* Written request *
Output every line below without omitting or altering anything.

Start of Collected data

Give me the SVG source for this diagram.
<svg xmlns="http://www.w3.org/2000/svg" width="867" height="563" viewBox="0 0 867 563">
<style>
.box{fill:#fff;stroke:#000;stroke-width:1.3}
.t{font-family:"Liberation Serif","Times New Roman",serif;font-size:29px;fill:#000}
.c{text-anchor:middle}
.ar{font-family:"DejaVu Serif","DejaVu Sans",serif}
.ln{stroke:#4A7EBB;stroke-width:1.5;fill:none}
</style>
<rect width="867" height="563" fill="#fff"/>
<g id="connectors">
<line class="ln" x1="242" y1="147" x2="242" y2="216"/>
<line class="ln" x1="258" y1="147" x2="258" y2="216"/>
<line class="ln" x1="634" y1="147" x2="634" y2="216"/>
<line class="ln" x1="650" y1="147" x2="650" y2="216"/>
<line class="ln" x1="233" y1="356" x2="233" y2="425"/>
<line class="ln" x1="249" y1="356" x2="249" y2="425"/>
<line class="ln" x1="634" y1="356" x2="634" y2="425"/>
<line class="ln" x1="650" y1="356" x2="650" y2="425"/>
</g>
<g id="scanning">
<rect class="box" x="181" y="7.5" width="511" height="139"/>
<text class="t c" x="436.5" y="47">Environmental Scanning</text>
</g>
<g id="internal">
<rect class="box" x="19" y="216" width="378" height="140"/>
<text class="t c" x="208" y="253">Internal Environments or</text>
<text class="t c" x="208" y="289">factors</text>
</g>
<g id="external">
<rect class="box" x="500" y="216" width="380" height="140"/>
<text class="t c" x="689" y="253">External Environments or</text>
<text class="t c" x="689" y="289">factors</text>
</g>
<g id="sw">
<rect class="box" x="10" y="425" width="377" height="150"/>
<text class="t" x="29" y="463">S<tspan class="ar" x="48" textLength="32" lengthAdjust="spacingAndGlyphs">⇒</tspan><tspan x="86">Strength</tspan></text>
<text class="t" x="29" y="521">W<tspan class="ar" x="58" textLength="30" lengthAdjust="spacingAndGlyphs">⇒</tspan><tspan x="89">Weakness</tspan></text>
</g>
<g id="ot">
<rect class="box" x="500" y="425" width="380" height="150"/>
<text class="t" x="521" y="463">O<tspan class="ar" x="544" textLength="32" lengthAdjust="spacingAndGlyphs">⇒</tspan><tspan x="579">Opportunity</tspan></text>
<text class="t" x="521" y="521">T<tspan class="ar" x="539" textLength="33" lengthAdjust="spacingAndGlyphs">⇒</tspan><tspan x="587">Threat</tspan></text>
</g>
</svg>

End of Collected data

* Full output *
Give me the SVG source for this diagram.
<svg xmlns="http://www.w3.org/2000/svg" width="867" height="563" viewBox="0 0 867 563">
<style>
.box{fill:#fff;stroke:#000;stroke-width:1.3}
.t{font-family:"Liberation Serif","Times New Roman",serif;font-size:29px;fill:#000}
.c{text-anchor:middle}
.ar{font-family:"DejaVu Serif","DejaVu Sans",serif}
.ln{stroke:#4A7EBB;stroke-width:1.5;fill:none}
</style>
<rect width="867" height="563" fill="#fff"/>
<g id="connectors">
<line class="ln" x1="242" y1="147" x2="242" y2="216"/>
<line class="ln" x1="258" y1="147" x2="258" y2="216"/>
<line class="ln" x1="634" y1="147" x2="634" y2="216"/>
<line class="ln" x1="650" y1="147" x2="650" y2="216"/>
<line class="ln" x1="233" y1="356" x2="233" y2="425"/>
<line class="ln" x1="249" y1="356" x2="249" y2="425"/>
<line class="ln" x1="634" y1="356" x2="634" y2="425"/>
<line class="ln" x1="650" y1="356" x2="650" y2="425"/>
</g>
<g id="scanning">
<rect class="box" x="181" y="7.5" width="511" height="139"/>
<text class="t c" x="436.5" y="47">Environmental Scanning</text>
</g>
<g id="internal">
<rect class="box" x="19" y="216" width="378" height="140"/>
<text class="t c" x="208" y="253">Internal Environments or</text>
<text class="t c" x="208" y="289">factors</text>
</g>
<g id="external">
<rect class="box" x="500" y="216" width="380" height="140"/>
<text class="t c" x="689" y="253">External Environments or</text>
<text class="t c" x="689" y="289">factors</text>
</g>
<g id="sw">
<rect class="box" x="10" y="425" width="377" height="150"/>
<text class="t" x="29" y="463">S<tspan class="ar" x="48" textLength="32" lengthAdjust="spacingAndGlyphs">⇒</tspan><tspan x="86">Strength</tspan></text>
<text class="t" x="29" y="521">W<tspan class="ar" x="58" textLength="30" lengthAdjust="spacingAndGlyphs">⇒</tspan><tspan x="89">Weakness</tspan></text>
</g>
<g id="ot">
<rect class="box" x="500" y="425" width="380" height="150"/>
<text class="t" x="521" y="463">O<tspan class="ar" x="544" textLength="32" lengthAdjust="spacingAndGlyphs">⇒</tspan><tspan x="579">Opportunity</tspan></text>
<text class="t" x="521" y="521">T<tspan class="ar" x="539" textLength="33" lengthAdjust="spacingAndGlyphs">⇒</tspan><tspan x="587">Threat</tspan></text>
</g>
</svg>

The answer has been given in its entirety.